◆ Directions
Exactly as written, retype the listing below, omitting the pictures.

BEGIN Data lines

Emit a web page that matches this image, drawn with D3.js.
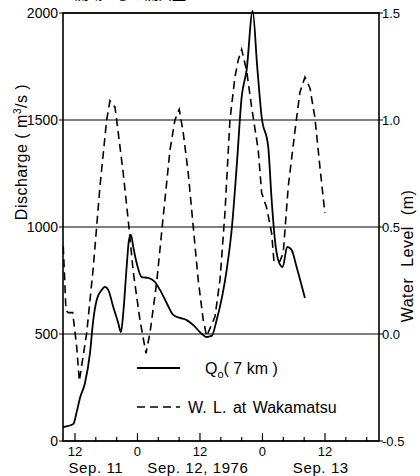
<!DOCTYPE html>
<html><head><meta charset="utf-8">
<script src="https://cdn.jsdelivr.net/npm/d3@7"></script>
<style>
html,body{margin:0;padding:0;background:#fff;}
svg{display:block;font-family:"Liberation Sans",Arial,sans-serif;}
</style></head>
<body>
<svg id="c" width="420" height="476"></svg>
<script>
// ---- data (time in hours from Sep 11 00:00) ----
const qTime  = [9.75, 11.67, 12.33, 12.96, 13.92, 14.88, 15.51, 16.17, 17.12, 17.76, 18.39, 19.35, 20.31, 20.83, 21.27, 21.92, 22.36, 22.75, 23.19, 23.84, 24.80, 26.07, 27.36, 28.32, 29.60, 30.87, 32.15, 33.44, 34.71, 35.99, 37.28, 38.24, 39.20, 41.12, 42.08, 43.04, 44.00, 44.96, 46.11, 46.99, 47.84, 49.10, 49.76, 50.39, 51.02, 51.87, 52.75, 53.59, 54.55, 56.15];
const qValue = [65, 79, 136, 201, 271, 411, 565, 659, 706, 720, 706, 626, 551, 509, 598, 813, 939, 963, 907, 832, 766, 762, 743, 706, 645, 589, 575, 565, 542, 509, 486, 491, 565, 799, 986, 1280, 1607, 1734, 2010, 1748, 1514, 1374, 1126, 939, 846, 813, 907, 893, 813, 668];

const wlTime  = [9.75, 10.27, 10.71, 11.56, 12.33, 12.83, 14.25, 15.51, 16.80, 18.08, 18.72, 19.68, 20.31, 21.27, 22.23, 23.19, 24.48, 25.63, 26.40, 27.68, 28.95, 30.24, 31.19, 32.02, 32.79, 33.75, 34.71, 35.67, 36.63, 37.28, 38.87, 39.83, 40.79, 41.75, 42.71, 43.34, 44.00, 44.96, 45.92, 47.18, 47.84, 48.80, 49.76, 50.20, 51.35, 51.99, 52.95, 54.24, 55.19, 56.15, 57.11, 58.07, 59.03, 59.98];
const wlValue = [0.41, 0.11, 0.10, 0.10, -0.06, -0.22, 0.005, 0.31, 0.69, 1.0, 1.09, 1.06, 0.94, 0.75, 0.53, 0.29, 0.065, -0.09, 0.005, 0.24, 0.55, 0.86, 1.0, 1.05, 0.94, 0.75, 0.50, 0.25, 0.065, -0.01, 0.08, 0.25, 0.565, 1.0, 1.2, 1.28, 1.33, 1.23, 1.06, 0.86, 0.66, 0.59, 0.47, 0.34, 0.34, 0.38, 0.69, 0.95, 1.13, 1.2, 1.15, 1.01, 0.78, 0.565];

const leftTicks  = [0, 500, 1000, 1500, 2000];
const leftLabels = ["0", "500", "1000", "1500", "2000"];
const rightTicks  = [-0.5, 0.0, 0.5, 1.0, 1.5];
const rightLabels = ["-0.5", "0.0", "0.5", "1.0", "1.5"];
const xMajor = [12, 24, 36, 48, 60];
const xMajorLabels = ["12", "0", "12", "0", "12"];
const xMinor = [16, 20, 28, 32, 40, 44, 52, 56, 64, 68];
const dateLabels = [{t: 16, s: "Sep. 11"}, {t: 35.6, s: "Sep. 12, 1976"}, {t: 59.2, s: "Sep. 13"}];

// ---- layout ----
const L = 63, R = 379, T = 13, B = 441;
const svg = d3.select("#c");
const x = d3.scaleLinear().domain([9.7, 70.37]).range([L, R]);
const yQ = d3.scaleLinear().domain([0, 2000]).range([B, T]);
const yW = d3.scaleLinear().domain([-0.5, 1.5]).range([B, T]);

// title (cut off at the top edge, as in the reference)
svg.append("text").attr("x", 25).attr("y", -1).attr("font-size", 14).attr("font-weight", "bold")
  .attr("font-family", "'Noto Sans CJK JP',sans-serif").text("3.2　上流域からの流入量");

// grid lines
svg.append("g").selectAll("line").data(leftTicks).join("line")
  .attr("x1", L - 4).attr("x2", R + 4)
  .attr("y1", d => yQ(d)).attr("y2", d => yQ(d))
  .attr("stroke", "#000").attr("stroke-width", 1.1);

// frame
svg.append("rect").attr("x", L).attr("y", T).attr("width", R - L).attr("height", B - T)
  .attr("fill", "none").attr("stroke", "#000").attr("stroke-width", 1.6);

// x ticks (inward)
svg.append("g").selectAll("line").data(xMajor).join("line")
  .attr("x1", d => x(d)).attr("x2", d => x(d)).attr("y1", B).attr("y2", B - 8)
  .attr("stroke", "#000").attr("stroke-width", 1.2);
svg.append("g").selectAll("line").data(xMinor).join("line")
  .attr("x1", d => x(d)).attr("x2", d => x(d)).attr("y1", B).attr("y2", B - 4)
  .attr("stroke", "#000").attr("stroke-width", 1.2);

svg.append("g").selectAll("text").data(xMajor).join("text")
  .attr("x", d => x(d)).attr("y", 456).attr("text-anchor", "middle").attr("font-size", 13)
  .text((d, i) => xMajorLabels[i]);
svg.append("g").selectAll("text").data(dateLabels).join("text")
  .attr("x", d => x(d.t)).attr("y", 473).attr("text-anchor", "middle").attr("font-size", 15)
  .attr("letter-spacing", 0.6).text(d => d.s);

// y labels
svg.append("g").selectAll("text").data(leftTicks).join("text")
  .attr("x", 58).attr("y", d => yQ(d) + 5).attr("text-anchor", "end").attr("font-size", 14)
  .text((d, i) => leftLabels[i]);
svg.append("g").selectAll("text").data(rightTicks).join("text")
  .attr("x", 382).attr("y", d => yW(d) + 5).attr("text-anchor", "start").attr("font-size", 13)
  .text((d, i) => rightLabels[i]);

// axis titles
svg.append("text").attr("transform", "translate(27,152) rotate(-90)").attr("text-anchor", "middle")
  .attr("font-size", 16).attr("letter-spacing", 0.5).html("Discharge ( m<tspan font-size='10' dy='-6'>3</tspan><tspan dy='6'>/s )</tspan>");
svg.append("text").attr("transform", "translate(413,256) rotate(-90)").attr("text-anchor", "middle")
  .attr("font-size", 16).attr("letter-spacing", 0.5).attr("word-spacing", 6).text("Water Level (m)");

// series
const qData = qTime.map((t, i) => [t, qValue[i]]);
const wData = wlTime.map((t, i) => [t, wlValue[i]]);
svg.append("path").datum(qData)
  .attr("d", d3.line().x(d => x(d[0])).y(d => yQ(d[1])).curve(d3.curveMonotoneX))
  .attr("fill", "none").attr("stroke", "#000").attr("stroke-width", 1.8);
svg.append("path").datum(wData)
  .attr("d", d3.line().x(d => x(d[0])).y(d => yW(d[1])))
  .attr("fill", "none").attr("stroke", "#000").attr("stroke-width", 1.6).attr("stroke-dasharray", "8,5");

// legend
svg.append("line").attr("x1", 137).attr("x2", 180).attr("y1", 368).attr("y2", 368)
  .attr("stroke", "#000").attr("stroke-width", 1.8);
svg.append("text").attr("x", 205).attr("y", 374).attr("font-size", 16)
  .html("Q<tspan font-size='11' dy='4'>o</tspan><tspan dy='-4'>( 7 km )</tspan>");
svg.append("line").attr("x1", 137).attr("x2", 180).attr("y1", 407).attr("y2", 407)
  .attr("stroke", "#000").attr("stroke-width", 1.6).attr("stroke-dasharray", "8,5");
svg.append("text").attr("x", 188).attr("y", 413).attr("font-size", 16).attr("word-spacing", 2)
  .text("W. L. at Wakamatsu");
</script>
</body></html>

END Data lines

◆ Correct output
Emit a web page that matches this image, drawn with D3.js.
<!DOCTYPE html>
<html><head><meta charset="utf-8">
<script src="https://cdn.jsdelivr.net/npm/d3@7"></script>
<style>
html,body{margin:0;padding:0;background:#fff;}
svg{display:block;font-family:"Liberation Sans",Arial,sans-serif;}
</style></head>
<body>
<svg id="c" width="420" height="476"></svg>
<script>
// ---- data (time in hours from Sep 11 00:00) ----
const qTime  = [9.75, 11.67, 12.33, 12.96, 13.92, 14.88, 15.51, 16.17, 17.12, 17.76, 18.39, 19.35, 20.31, 20.83, 21.27, 21.92, 22.36, 22.75, 23.19, 23.84, 24.80, 26.07, 27.36, 28.32, 29.60, 30.87, 32.15, 33.44, 34.71, 35.99, 37.28, 38.24, 39.20, 41.12, 42.08, 43.04, 44.00, 44.96, 46.11, 46.99, 47.84, 49.10, 49.76, 50.39, 51.02, 51.87, 52.75, 53.59, 54.55, 56.15];
const qValue = [65, 79, 136, 201, 271, 411, 565, 659, 706, 720, 706, 626, 551, 509, 598, 813, 939, 963, 907, 832, 766, 762, 743, 706, 645, 589, 575, 565, 542, 509, 486, 491, 565, 799, 986, 1280, 1607, 1734, 2010, 1748, 1514, 1374, 1126, 939, 846, 813, 907, 893, 813, 668];

const wlTime  = [9.75, 10.27, 10.71, 11.56, 12.33, 12.83, 14.25, 15.51, 16.80, 18.08, 18.72, 19.68, 20.31, 21.27, 22.23, 23.19, 24.48, 25.63, 26.40, 27.68, 28.95, 30.24, 31.19, 32.02, 32.79, 33.75, 34.71, 35.67, 36.63, 37.28, 38.87, 39.83, 40.79, 41.75, 42.71, 43.34, 44.00, 44.96, 45.92, 47.18, 47.84, 48.80, 49.76, 50.20, 51.35, 51.99, 52.95, 54.24, 55.19, 56.15, 57.11, 58.07, 59.03, 59.98];
const wlValue = [0.41, 0.11, 0.10, 0.10, -0.06, -0.22, 0.005, 0.31, 0.69, 1.0, 1.09, 1.06, 0.94, 0.75, 0.53, 0.29, 0.065, -0.09, 0.005, 0.24, 0.55, 0.86, 1.0, 1.05, 0.94, 0.75, 0.50, 0.25, 0.065, -0.01, 0.08, 0.25, 0.565, 1.0, 1.2, 1.28, 1.33, 1.23, 1.06, 0.86, 0.66, 0.59, 0.47, 0.34, 0.34, 0.38, 0.69, 0.95, 1.13, 1.2, 1.15, 1.01, 0.78, 0.565];

const leftTicks  = [0, 500, 1000, 1500, 2000];
const leftLabels = ["0", "500", "1000", "1500", "2000"];
const rightTicks  = [-0.5, 0.0, 0.5, 1.0, 1.5];
const rightLabels = ["-0.5", "0.0", "0.5", "1.0", "1.5"];
const xMajor = [12, 24, 36, 48, 60];
const xMajorLabels = ["12", "0", "12", "0", "12"];
const xMinor = [16, 20, 28, 32, 40, 44, 52, 56, 64, 68];
const dateLabels = [{t: 16, s: "Sep. 11"}, {t: 35.6, s: "Sep. 12, 1976"}, {t: 59.2, s: "Sep. 13"}];

// ---- layout ----
const L = 63, R = 379, T = 13, B = 441;
const svg = d3.select("#c");
const x = d3.scaleLinear().domain([9.7, 70.37]).range([L, R]);
const yQ = d3.scaleLinear().domain([0, 2000]).range([B, T]);
const yW = d3.scaleLinear().domain([-0.5, 1.5]).range([B, T]);

// title (cut off at the top edge, as in the reference)
svg.append("text").attr("x", 25).attr("y", -1).attr("font-size", 14).attr("font-weight", "bold")
  .attr("font-family", "'Noto Sans CJK JP',sans-serif").text("3.2　上流域からの流入量");

// grid lines
svg.append("g").selectAll("line").data(leftTicks).join("line")
  .attr("x1", L - 4).attr("x2", R + 4)
  .attr("y1", d => yQ(d)).attr("y2", d => yQ(d))
  .attr("stroke", "#000").attr("stroke-width", 1.1);

// frame
svg.append("rect").attr("x", L).attr("y", T).attr("width", R - L).attr("height", B - T)
  .attr("fill", "none").attr("stroke", "#000").attr("stroke-width", 1.6);

// x ticks (inward)
svg.append("g").selectAll("line").data(xMajor).join("line")
  .attr("x1", d => x(d)).attr("x2", d => x(d)).attr("y1", B).attr("y2", B - 8)
  .attr("stroke", "#000").attr("stroke-width", 1.2);
svg.append("g").selectAll("line").data(xMinor).join("line")
  .attr("x1", d => x(d)).attr("x2", d => x(d)).attr("y1", B).attr("y2", B - 4)
  .attr("stroke", "#000").attr("stroke-width", 1.2);

svg.append("g").selectAll("text").data(xMajor).join("text")
  .attr("x", d => x(d)).attr("y", 456).attr("text-anchor", "middle").attr("font-size", 13)
  .text((d, i) => xMajorLabels[i]);
svg.append("g").selectAll("text").data(dateLabels).join("text")
  .attr("x", d => x(d.t)).attr("y", 473).attr("text-anchor", "middle").attr("font-size", 15)
  .attr("letter-spacing", 0.6).text(d => d.s);

// y labels
svg.append("g").selectAll("text").data(leftTicks).join("text")
  .attr("x", 58).attr("y", d => yQ(d) + 5).attr("text-anchor", "end").attr("font-size", 14)
  .text((d, i) => leftLabels[i]);
svg.append("g").selectAll("text").data(rightTicks).join("text")
  .attr("x", 382).attr("y", d => yW(d) + 5).attr("text-anchor", "start").attr("font-size", 13)
  .text((d, i) => rightLabels[i]);

// axis titles
svg.append("text").attr("transform", "translate(27,152) rotate(-90)").attr("text-anchor", "middle")
  .attr("font-size", 16).attr("letter-spacing", 0.5).html("Discharge ( m<tspan font-size='10' dy='-6'>3</tspan><tspan dy='6'>/s )</tspan>");
svg.append("text").attr("transform", "translate(413,256) rotate(-90)").attr("text-anchor", "middle")
  .attr("font-size", 16).attr("letter-spacing", 0.5).attr("word-spacing", 6).text("Water Level (m)");

// series
const qData = qTime.map((t, i) => [t, qValue[i]]);
const wData = wlTime.map((t, i) => [t, wlValue[i]]);
svg.append("path").datum(qData)
  .attr("d", d3.line().x(d => x(d[0])).y(d => yQ(d[1])).curve(d3.curveMonotoneX))
  .attr("fill", "none").attr("stroke", "#000").attr("stroke-width", 1.8);
svg.append("path").datum(wData)
  .attr("d", d3.line().x(d => x(d[0])).y(d => yW(d[1])))
  .attr("fill", "none").attr("stroke", "#000").attr("stroke-width", 1.6).attr("stroke-dasharray", "8,5");

// legend
svg.append("line").attr("x1", 137).attr("x2", 180).attr("y1", 368).attr("y2", 368)
  .attr("stroke", "#000").attr("stroke-width", 1.8);
svg.append("text").attr("x", 205).attr("y", 374).attr("font-size", 16)
  .html("Q<tspan font-size='11' dy='4'>o</tspan><tspan dy='-4'>( 7 km )</tspan>");
svg.append("line").attr("x1", 137).attr("x2", 180).attr("y1", 407).attr("y2", 407)
  .attr("stroke", "#000").attr("stroke-width", 1.6).attr("stroke-dasharray", "8,5");
svg.append("text").attr("x", 188).attr("y", 413).attr("font-size", 16).attr("word-spacing", 2)
  .text("W. L. at Wakamatsu");
</script>
</body></html>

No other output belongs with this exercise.